The researchers from the University of Exeter believe this technique could help create the next generation of everyday flexible electronics.
While the advantages of van der Waals heterostructures is well documented, their development has been restricted by the complicated production methods.
Now, the research team has developed a new technique that allows these structures to achieve suitable voltage scaling, improved performance and the potential for new, added functionalities by embedding a high-K oxide dielectric.
Dr Freddie Withers, co-author of the paper and from the University of Exeter said: "Our method to embed a laser writable high-K dielectric into various van der Waals heterostructure devices without damaging the neighbouring 2D monolayer materials opens doors for future practical flexible van der Waals devices such as, field effect transistors, memories, photodetectors and LED's which operate in the 1-2 Volt range"

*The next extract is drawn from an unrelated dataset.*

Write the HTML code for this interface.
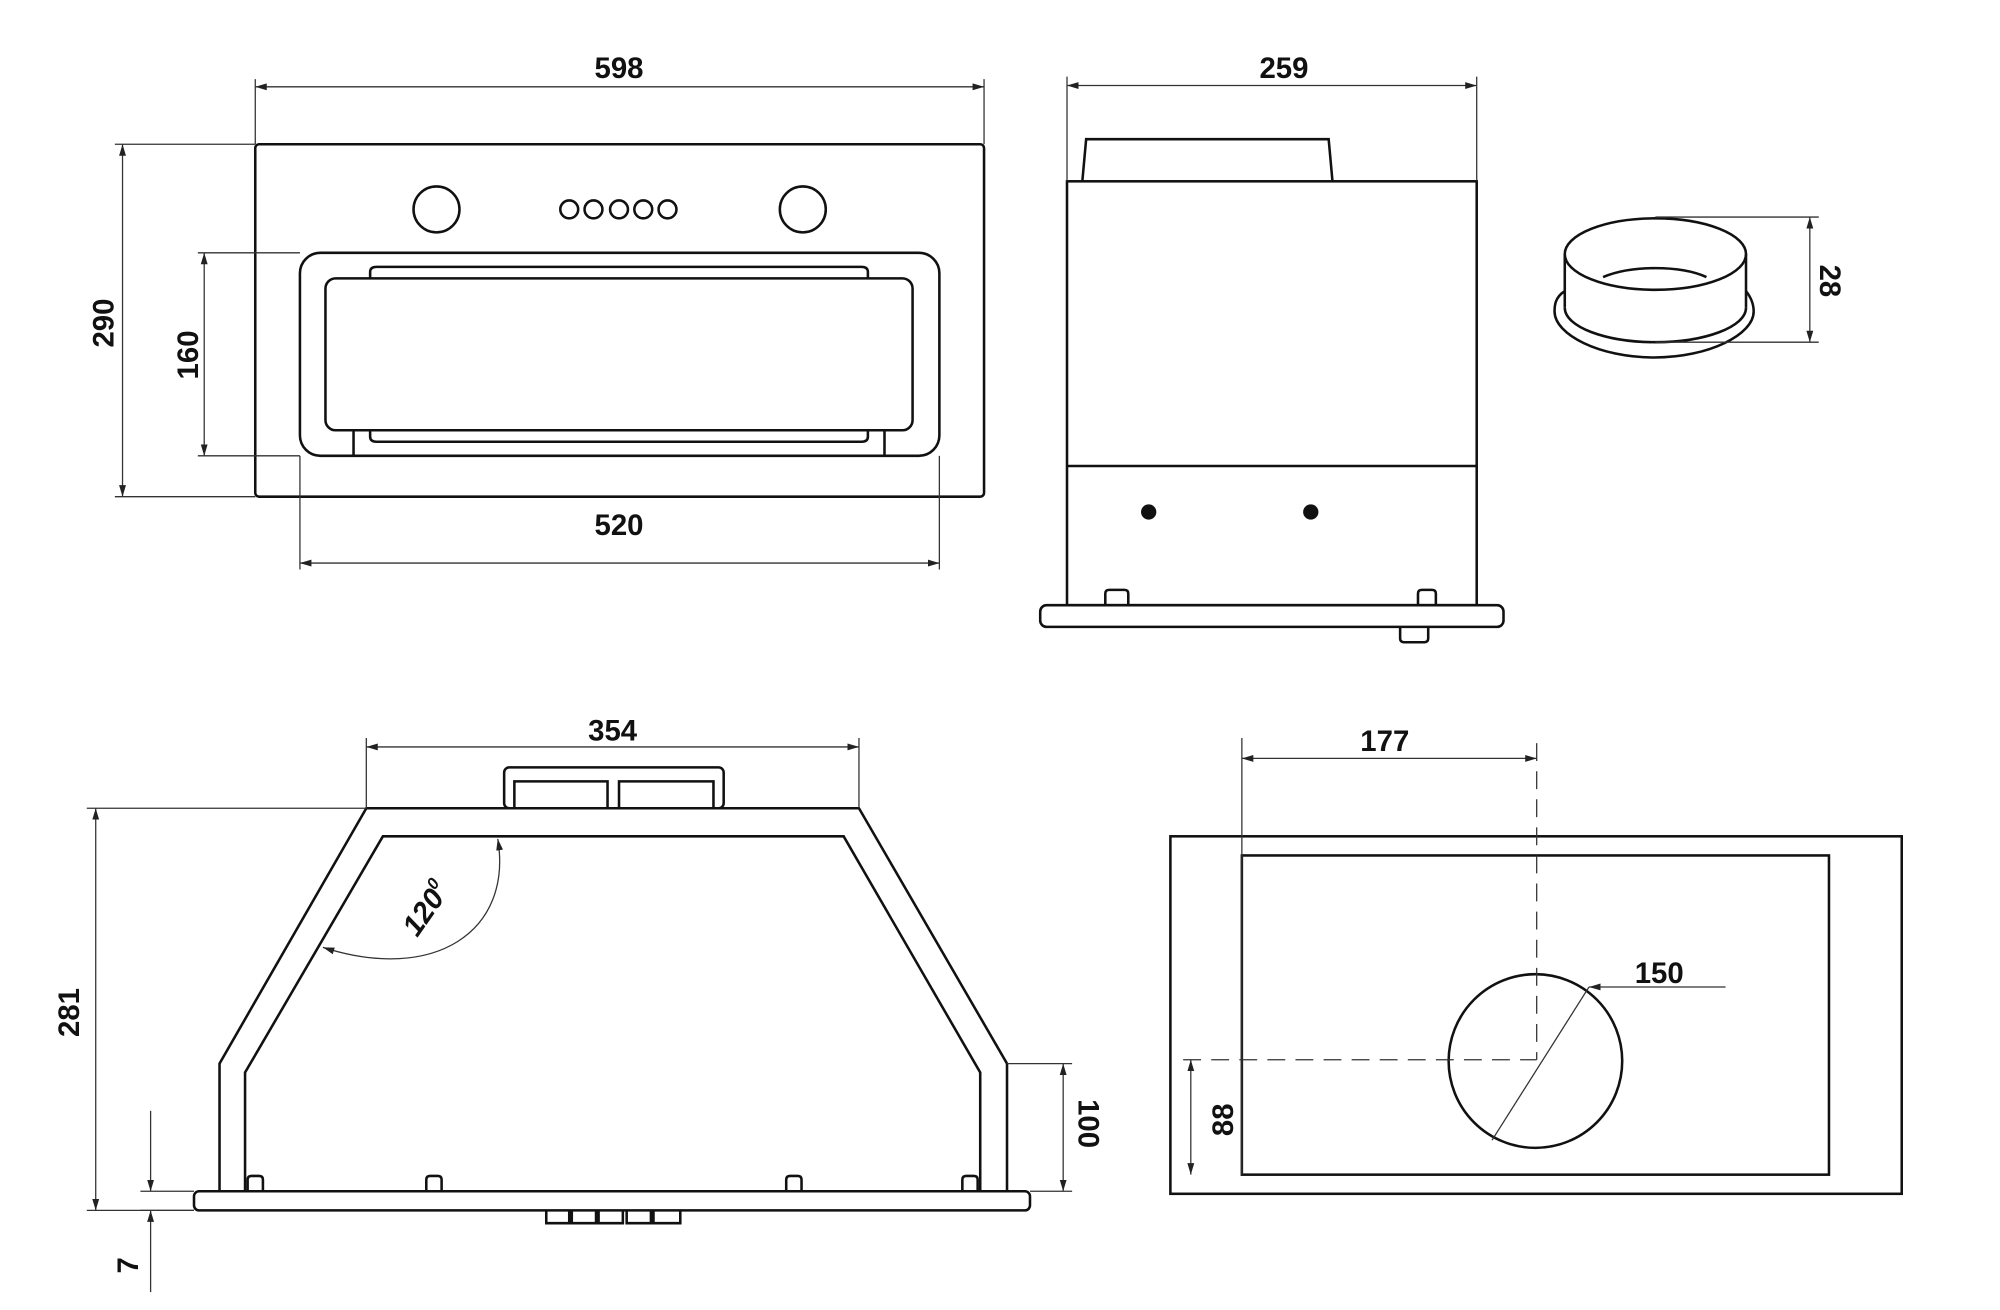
<!DOCTYPE html>
<html><head><meta charset="utf-8"><style>
html,body{margin:0;padding:0;background:#fff;}
svg{display:block;}
text{font-family:"Liberation Sans",sans-serif;font-weight:bold;font-size:23px;fill:#111;}
</style></head><body>
<svg width="2000" height="1310" viewBox="0 0 1567 1026" preserveAspectRatio="none" xmlns="http://www.w3.org/2000/svg">
<defs>
<marker id="a" viewBox="0 0 10 10" refX="10" refY="5" markerWidth="9" markerHeight="9" orient="auto-start-reverse" markerUnits="userSpaceOnUse"><path d="M0,2 L10,5 L0,8 z" fill="#222"/></marker>
</defs>
<g fill="none" stroke="#111" stroke-width="2">
<rect x="200" y="113" width="571" height="276" rx="3"/>
<circle cx="342" cy="164" r="18"/><circle cx="629" cy="164" r="18"/>
<circle cx="446" cy="164" r="7"/><circle cx="465" cy="164" r="7"/><circle cx="485" cy="164" r="7"/><circle cx="504" cy="164" r="7"/><circle cx="523" cy="164" r="7"/>
<rect x="235" y="198" width="501" height="159" rx="16"/>
<rect x="255" y="218" width="460" height="119" rx="8"/>
<path d="M290,218 V213 Q290,209 295,209 H675 Q680,209 680,213 V218"/>
<path d="M290,337 V342 Q290,346 295,346 H675 Q680,346 680,342 V337"/>
<path d="M277,337 V357 M693,337 V357"/>
<path d="M848,142 L851,109 H1041 L1044,142"/>
<rect x="836" y="142" width="321" height="332"/>
<line x1="836" y1="365" x2="1157" y2="365"/>
<path d="M866,474 V465 Q866,462 869,462 H881 Q884,462 884,465 V474"/>
<path d="M1111,474 V465 Q1111,462 1114,462 H1122 Q1125,462 1125,465 V474"/>
<rect x="815" y="474" width="363" height="17" rx="5"/>
<path d="M1097,491 V500 Q1097,503 1100,503 H1116 Q1119,503 1119,500 V491"/>
<path d="M1226,228 C1218,233 1218,240 1218,244 C1218,262 1253,280 1296,280 C1339,280 1374,262 1374,244 C1374,238 1372,233 1368,228"/>
<ellipse cx="1297" cy="199" rx="71" ry="28"/>
<path d="M1226,199 V241 M1368,199 V241"/>
<path d="M1226,241 C1226,256 1258,268 1297,268 C1336,268 1368,256 1368,241"/>
<path d="M1256,217 C1268,212 1283,210 1297,210 C1312,210 1326,212 1337,217"/>
<path d="M172,933 V833 L287,633 H673 L789,833 V933"/>
<path d="M192,933 V840 L300,655 H661 L768,840 V933"/>
<rect x="395" y="601" width="172" height="32" rx="4"/>
<path d="M403,633 V612 H476 V633 M485,633 V612 H559 V633"/>
<rect x="152" y="933" width="655" height="15" rx="4"/>
<path d="M194,933 V924 Q194,921 197,921 H203 Q206,921 206,924 V933"/>
<path d="M334,933 V924 Q334,921 337,921 H343 Q346,921 346,924 V933"/>
<path d="M616,933 V924 Q616,921 619,921 H625 Q628,921 628,924 V933"/>
<path d="M754,933 V924 Q754,921 757,921 H763 Q766,921 766,924 V933"/>
<path d="M428,948 V958 H446 V948 M448,948 V958 H467 V948 M469,948 V958 H488 V948 M491,948 V958 H510 V948 M512,948 V958 H533 V948"/>
<rect x="917" y="655" width="573" height="280"/>
<rect x="973" y="670" width="460" height="250"/>
<circle cx="1203" cy="831" r="68"/>
</g>
<g fill="none" stroke="#333" stroke-width="1">
<line x1="200" y1="68" x2="771" y2="68" marker-start="url(#a)" marker-end="url(#a)"/>
<path d="M200,62 V113 M771,62 V113"/>
<line x1="96" y1="113" x2="96" y2="389" marker-start="url(#a)" marker-end="url(#a)"/>
<path d="M90,113 H200 M90,389 H200"/>
<line x1="160" y1="198" x2="160" y2="357" marker-start="url(#a)" marker-end="url(#a)"/>
<path d="M155,198 H235 M155,357 H235"/>
<line x1="235" y1="441" x2="736" y2="441" marker-start="url(#a)" marker-end="url(#a)"/>
<path d="M235,357 V446 M736,357 V446"/>
<line x1="836" y1="67" x2="1157" y2="67" marker-start="url(#a)" marker-end="url(#a)"/>
<path d="M836,60 V142 M1157,60 V142"/>
<line x1="1418" y1="170" x2="1418" y2="268" marker-start="url(#a)" marker-end="url(#a)"/>
<path d="M1297,170 H1425 M1297,268 H1425"/>
<line x1="287" y1="585" x2="673" y2="585" marker-start="url(#a)" marker-end="url(#a)"/>
<path d="M287,578 V633 M673,578 V633"/>
<line x1="75" y1="633" x2="75" y2="948" marker-start="url(#a)" marker-end="url(#a)"/>
<path d="M68,633 H287 M68,948 H152"/>
<line x1="833" y1="833" x2="833" y2="933" marker-start="url(#a)" marker-end="url(#a)"/>
<path d="M789,833 H840 M807,933 H840"/>
<line x1="118" y1="870" x2="118" y2="933" marker-end="url(#a)"/>
<line x1="118" y1="1012" x2="118" y2="948" marker-end="url(#a)"/>
<path d="M110,933 H152 M110,948 H152"/>
<path d="M390,657 C402,730 340,770 253,742" marker-start="url(#a)" marker-end="url(#a)"/>
<line x1="973" y1="578" x2="973" y2="920"/>
<line x1="973" y1="594" x2="1204" y2="594" marker-start="url(#a)" marker-end="url(#a)"/>
<line x1="1204" y1="582" x2="1204" y2="830" stroke-dasharray="14,8"/>
<line x1="927" y1="830" x2="1204" y2="830" stroke-dasharray="14,8"/>
<line x1="933" y1="830" x2="933" y2="920" marker-start="url(#a)" marker-end="url(#a)"/>
<line x1="1245" y1="773" x2="1169" y2="893"/>
<line x1="1352" y1="773" x2="1245" y2="773" marker-end="url(#a)"/>
</g>
<g fill="#111">
<circle cx="900" cy="401" r="6"/><circle cx="1027" cy="401" r="6"/>
</g>
<text x="485" y="61" text-anchor="middle">598</text>
<text x="485" y="419" text-anchor="middle">520</text>
<text x="1006" y="61" text-anchor="middle">259</text>
<text x="480" y="580" text-anchor="middle">354</text>
<text x="1085" y="588" text-anchor="middle">177</text>
<text x="1300" y="770" text-anchor="middle">150</text>
<text transform="translate(89,253) rotate(-90)" text-anchor="middle">290</text>
<text transform="translate(155,278) rotate(-90)" text-anchor="middle">160</text>
<text transform="translate(62,793) rotate(-90)" text-anchor="middle">281</text>
<text transform="translate(108,991) rotate(-90)" text-anchor="middle">7</text>
<text transform="translate(966,877) rotate(-90)" text-anchor="middle">88</text>
<text transform="translate(1426,220) rotate(90)" text-anchor="middle">28</text>
<text transform="translate(845,880) rotate(90)" text-anchor="middle">100</text>
<text transform="translate(340,716) rotate(-55)" text-anchor="middle" style="font-style:italic">120<tspan font-size="13" dy="-10">0</tspan></text>
</svg>
</body></html>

The quest to develop microelectronic devices to increasingly smaller size underpins the progress of the global semiconductor industry - a collection of companies that includes the tech and communication giants Samsung and Toshiba - has been stymied by quantum mechanical effects.
This means that as the thickness of conventional insulators is reduced, the ease at which electrons can escape through the films.
In order to continue scaling devices ever smaller, researchers are looking at replacing conventional insulators with high-dielectric-constant (high-k) oxides. However, commonly used high-k oxide deposition methods are not directly compatible with 2D materials.
The latest research outlines a new method to embed a multi-functional, nanoscaled high-K oxide, only a within van der Waals devices without degrading the properties of the neighbouring 2D materials.
This new technique allows for the creation of a host of fundamental nano-electronic and opto-electronic devices including dual gated graphene transistors, and vertical light emitting and detecting tunnelling transistors.
Dr Withers added: "The fact we start with a layered 2D semiconductor and convert it chemically to its oxide using laser irradiation allows for high quality interfaces which improve device performance.
"What's especially interesting for me is we found this oxidation process of the parent HfS2 to take place under laser irradiation even when its sandwiched between 2 neighbouring 2D materials. This indicates that water needs to travel between the interfaces for the reaction to occur."